GOAL => Give an exact copy of every line, leaving images out.

-=-=-=-=-

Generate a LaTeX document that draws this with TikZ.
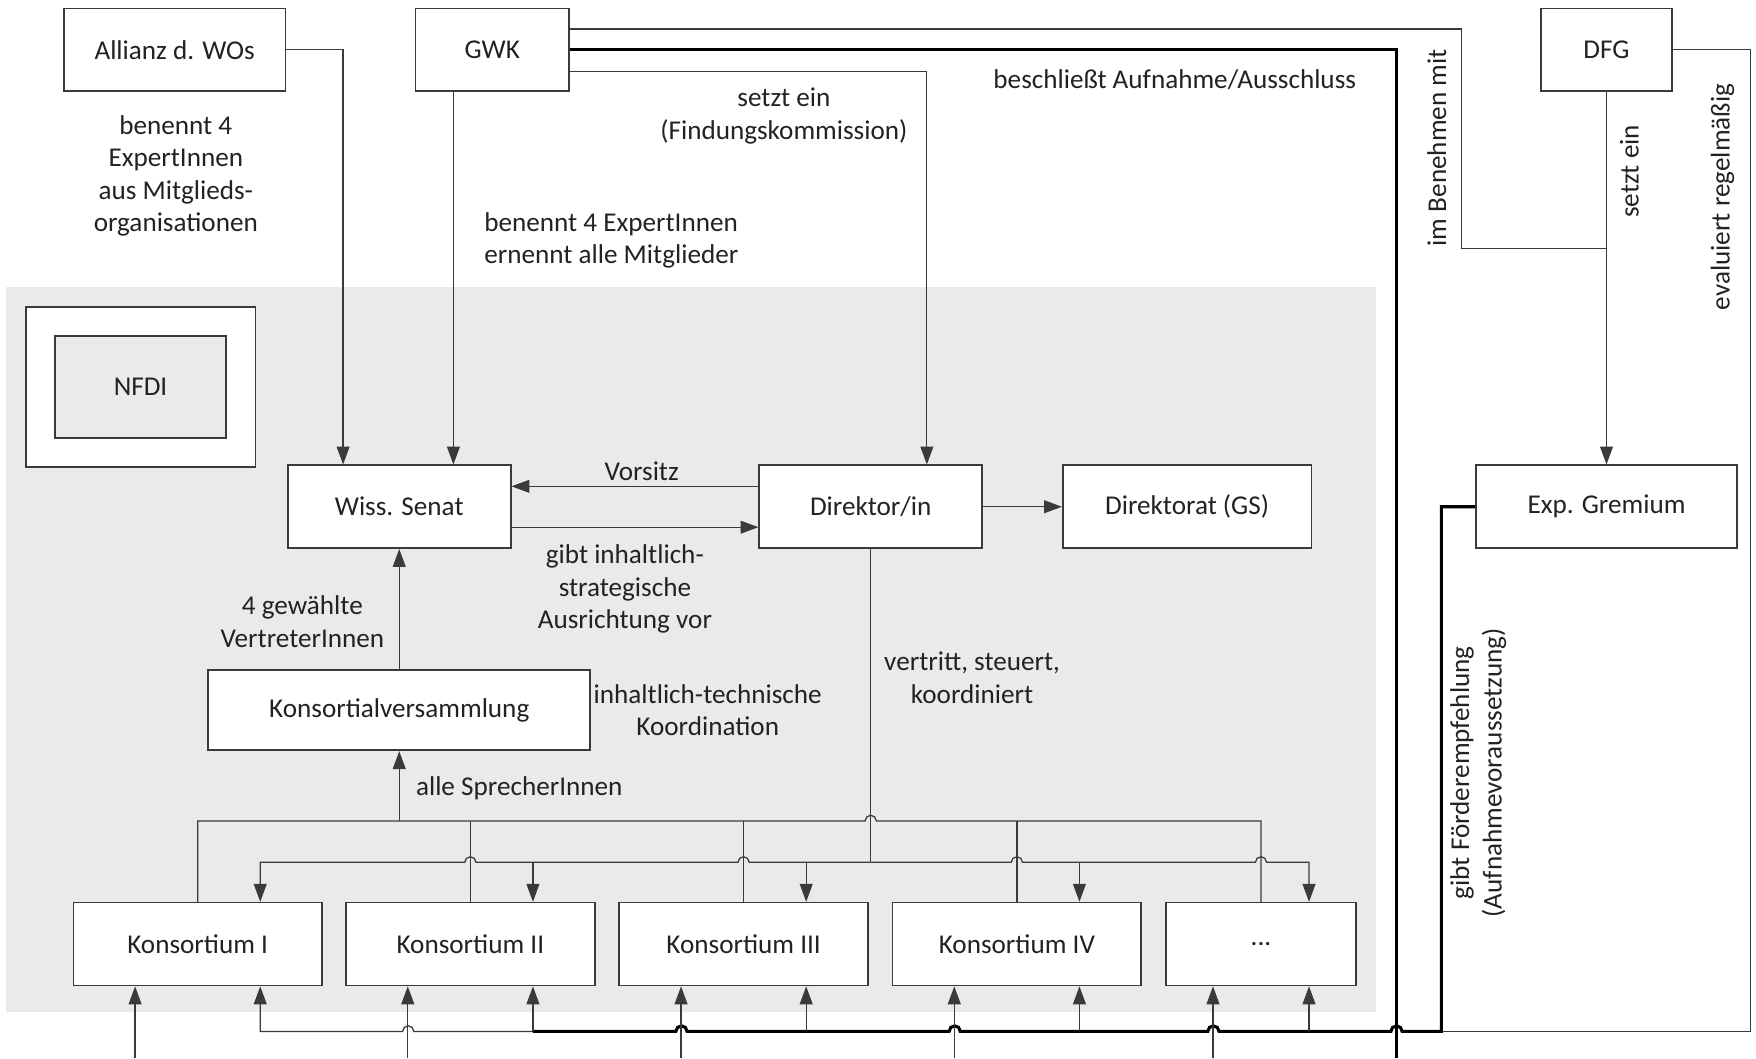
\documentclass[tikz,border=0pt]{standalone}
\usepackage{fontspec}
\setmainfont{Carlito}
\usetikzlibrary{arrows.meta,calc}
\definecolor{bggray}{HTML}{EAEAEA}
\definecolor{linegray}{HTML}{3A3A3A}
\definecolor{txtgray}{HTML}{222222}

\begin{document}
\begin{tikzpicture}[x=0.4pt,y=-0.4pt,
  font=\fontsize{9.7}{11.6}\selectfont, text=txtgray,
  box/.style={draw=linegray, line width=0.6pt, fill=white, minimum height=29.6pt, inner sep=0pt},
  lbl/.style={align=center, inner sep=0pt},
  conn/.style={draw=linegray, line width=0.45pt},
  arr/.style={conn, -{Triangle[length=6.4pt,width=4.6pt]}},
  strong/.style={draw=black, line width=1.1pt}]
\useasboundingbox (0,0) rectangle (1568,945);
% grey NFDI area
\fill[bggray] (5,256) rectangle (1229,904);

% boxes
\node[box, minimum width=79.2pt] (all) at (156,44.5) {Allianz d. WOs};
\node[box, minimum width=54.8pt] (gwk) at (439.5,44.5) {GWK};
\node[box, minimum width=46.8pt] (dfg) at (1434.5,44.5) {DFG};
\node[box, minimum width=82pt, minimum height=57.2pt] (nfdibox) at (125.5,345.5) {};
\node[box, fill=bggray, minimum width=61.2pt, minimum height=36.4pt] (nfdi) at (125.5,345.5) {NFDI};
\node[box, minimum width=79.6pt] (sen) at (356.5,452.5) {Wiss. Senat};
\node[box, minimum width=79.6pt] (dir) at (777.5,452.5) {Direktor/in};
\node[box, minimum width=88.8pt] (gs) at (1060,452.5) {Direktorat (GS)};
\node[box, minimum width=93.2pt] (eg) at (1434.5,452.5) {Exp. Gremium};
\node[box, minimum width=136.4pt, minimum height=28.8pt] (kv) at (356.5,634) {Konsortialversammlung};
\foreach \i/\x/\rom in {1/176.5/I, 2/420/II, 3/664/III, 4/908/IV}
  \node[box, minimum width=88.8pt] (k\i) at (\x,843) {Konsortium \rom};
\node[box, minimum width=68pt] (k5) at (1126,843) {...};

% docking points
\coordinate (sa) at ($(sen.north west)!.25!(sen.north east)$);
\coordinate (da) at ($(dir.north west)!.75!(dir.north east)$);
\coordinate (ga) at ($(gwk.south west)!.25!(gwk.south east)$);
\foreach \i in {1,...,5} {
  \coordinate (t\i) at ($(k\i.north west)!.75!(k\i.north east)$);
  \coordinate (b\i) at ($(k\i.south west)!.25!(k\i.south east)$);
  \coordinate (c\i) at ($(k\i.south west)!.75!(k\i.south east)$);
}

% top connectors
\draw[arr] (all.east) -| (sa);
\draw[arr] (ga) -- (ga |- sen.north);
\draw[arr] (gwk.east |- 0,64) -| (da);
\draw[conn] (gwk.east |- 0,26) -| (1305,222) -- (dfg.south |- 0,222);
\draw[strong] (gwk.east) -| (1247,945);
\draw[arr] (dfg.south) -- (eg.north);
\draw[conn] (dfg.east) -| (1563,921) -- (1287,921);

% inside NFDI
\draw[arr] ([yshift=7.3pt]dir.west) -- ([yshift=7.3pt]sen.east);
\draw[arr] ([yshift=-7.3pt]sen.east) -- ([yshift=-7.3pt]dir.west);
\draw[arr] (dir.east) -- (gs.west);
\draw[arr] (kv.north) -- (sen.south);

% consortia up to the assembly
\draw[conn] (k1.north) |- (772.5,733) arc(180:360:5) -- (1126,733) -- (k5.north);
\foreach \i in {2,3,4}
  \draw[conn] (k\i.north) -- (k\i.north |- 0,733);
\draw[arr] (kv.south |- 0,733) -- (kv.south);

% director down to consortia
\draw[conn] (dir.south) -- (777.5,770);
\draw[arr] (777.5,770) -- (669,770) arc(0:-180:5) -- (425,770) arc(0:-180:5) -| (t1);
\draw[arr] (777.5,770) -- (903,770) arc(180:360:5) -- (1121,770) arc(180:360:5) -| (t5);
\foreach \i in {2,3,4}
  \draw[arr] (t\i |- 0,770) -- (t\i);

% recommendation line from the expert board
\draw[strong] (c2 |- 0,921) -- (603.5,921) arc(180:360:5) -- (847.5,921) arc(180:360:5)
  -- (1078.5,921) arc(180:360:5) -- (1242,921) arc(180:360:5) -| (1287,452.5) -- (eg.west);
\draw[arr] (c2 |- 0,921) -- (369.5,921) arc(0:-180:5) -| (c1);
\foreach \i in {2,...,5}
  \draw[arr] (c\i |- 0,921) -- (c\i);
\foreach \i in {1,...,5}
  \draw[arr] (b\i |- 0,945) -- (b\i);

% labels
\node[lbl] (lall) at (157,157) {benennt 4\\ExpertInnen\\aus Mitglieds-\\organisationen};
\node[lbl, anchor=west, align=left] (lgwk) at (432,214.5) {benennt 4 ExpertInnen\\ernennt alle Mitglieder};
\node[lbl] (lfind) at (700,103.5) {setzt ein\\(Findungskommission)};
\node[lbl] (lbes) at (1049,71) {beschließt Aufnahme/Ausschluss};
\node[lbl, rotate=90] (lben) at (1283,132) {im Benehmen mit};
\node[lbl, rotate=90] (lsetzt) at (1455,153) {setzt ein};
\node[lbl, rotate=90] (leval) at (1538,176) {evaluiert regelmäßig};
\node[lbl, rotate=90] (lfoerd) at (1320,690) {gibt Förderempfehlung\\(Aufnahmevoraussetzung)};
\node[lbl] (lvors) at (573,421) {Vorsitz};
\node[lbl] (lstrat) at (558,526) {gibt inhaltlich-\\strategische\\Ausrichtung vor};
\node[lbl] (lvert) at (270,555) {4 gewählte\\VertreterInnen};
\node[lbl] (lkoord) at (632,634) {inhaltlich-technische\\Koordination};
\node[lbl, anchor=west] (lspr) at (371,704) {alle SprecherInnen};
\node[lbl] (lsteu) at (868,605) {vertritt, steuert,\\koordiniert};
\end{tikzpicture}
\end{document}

-=-=-=-=-

TASK SOLUTION =>
Generate a LaTeX document that draws this with TikZ.
\documentclass[tikz,border=0pt]{standalone}
\usepackage{fontspec}
\setmainfont{Carlito}
\usetikzlibrary{arrows.meta,calc}
\definecolor{bggray}{HTML}{EAEAEA}
\definecolor{linegray}{HTML}{3A3A3A}
\definecolor{txtgray}{HTML}{222222}

\begin{document}
\begin{tikzpicture}[x=0.4pt,y=-0.4pt,
  font=\fontsize{9.7}{11.6}\selectfont, text=txtgray,
  box/.style={draw=linegray, line width=0.6pt, fill=white, minimum height=29.6pt, inner sep=0pt},
  lbl/.style={align=center, inner sep=0pt},
  conn/.style={draw=linegray, line width=0.45pt},
  arr/.style={conn, -{Triangle[length=6.4pt,width=4.6pt]}},
  strong/.style={draw=black, line width=1.1pt}]
\useasboundingbox (0,0) rectangle (1568,945);
% grey NFDI area
\fill[bggray] (5,256) rectangle (1229,904);

% boxes
\node[box, minimum width=79.2pt] (all) at (156,44.5) {Allianz d. WOs};
\node[box, minimum width=54.8pt] (gwk) at (439.5,44.5) {GWK};
\node[box, minimum width=46.8pt] (dfg) at (1434.5,44.5) {DFG};
\node[box, minimum width=82pt, minimum height=57.2pt] (nfdibox) at (125.5,345.5) {};
\node[box, fill=bggray, minimum width=61.2pt, minimum height=36.4pt] (nfdi) at (125.5,345.5) {NFDI};
\node[box, minimum width=79.6pt] (sen) at (356.5,452.5) {Wiss. Senat};
\node[box, minimum width=79.6pt] (dir) at (777.5,452.5) {Direktor/in};
\node[box, minimum width=88.8pt] (gs) at (1060,452.5) {Direktorat (GS)};
\node[box, minimum width=93.2pt] (eg) at (1434.5,452.5) {Exp. Gremium};
\node[box, minimum width=136.4pt, minimum height=28.8pt] (kv) at (356.5,634) {Konsortialversammlung};
\foreach \i/\x/\rom in {1/176.5/I, 2/420/II, 3/664/III, 4/908/IV}
  \node[box, minimum width=88.8pt] (k\i) at (\x,843) {Konsortium \rom};
\node[box, minimum width=68pt] (k5) at (1126,843) {...};

% docking points
\coordinate (sa) at ($(sen.north west)!.25!(sen.north east)$);
\coordinate (da) at ($(dir.north west)!.75!(dir.north east)$);
\coordinate (ga) at ($(gwk.south west)!.25!(gwk.south east)$);
\foreach \i in {1,...,5} {
  \coordinate (t\i) at ($(k\i.north west)!.75!(k\i.north east)$);
  \coordinate (b\i) at ($(k\i.south west)!.25!(k\i.south east)$);
  \coordinate (c\i) at ($(k\i.south west)!.75!(k\i.south east)$);
}

% top connectors
\draw[arr] (all.east) -| (sa);
\draw[arr] (ga) -- (ga |- sen.north);
\draw[arr] (gwk.east |- 0,64) -| (da);
\draw[conn] (gwk.east |- 0,26) -| (1305,222) -- (dfg.south |- 0,222);
\draw[strong] (gwk.east) -| (1247,945);
\draw[arr] (dfg.south) -- (eg.north);
\draw[conn] (dfg.east) -| (1563,921) -- (1287,921);

% inside NFDI
\draw[arr] ([yshift=7.3pt]dir.west) -- ([yshift=7.3pt]sen.east);
\draw[arr] ([yshift=-7.3pt]sen.east) -- ([yshift=-7.3pt]dir.west);
\draw[arr] (dir.east) -- (gs.west);
\draw[arr] (kv.north) -- (sen.south);

% consortia up to the assembly
\draw[conn] (k1.north) |- (772.5,733) arc(180:360:5) -- (1126,733) -- (k5.north);
\foreach \i in {2,3,4}
  \draw[conn] (k\i.north) -- (k\i.north |- 0,733);
\draw[arr] (kv.south |- 0,733) -- (kv.south);

% director down to consortia
\draw[conn] (dir.south) -- (777.5,770);
\draw[arr] (777.5,770) -- (669,770) arc(0:-180:5) -- (425,770) arc(0:-180:5) -| (t1);
\draw[arr] (777.5,770) -- (903,770) arc(180:360:5) -- (1121,770) arc(180:360:5) -| (t5);
\foreach \i in {2,3,4}
  \draw[arr] (t\i |- 0,770) -- (t\i);

% recommendation line from the expert board
\draw[strong] (c2 |- 0,921) -- (603.5,921) arc(180:360:5) -- (847.5,921) arc(180:360:5)
  -- (1078.5,921) arc(180:360:5) -- (1242,921) arc(180:360:5) -| (1287,452.5) -- (eg.west);
\draw[arr] (c2 |- 0,921) -- (369.5,921) arc(0:-180:5) -| (c1);
\foreach \i in {2,...,5}
  \draw[arr] (c\i |- 0,921) -- (c\i);
\foreach \i in {1,...,5}
  \draw[arr] (b\i |- 0,945) -- (b\i);

% labels
\node[lbl] (lall) at (157,157) {benennt 4\\ExpertInnen\\aus Mitglieds-\\organisationen};
\node[lbl, anchor=west, align=left] (lgwk) at (432,214.5) {benennt 4 ExpertInnen\\ernennt alle Mitglieder};
\node[lbl] (lfind) at (700,103.5) {setzt ein\\(Findungskommission)};
\node[lbl] (lbes) at (1049,71) {beschließt Aufnahme/Ausschluss};
\node[lbl, rotate=90] (lben) at (1283,132) {im Benehmen mit};
\node[lbl, rotate=90] (lsetzt) at (1455,153) {setzt ein};
\node[lbl, rotate=90] (leval) at (1538,176) {evaluiert regelmäßig};
\node[lbl, rotate=90] (lfoerd) at (1320,690) {gibt Förderempfehlung\\(Aufnahmevoraussetzung)};
\node[lbl] (lvors) at (573,421) {Vorsitz};
\node[lbl] (lstrat) at (558,526) {gibt inhaltlich-\\strategische\\Ausrichtung vor};
\node[lbl] (lvert) at (270,555) {4 gewählte\\VertreterInnen};
\node[lbl] (lkoord) at (632,634) {inhaltlich-technische\\Koordination};
\node[lbl, anchor=west] (lspr) at (371,704) {alle SprecherInnen};
\node[lbl] (lsteu) at (868,605) {vertritt, steuert,\\koordiniert};
\end{tikzpicture}
\end{document}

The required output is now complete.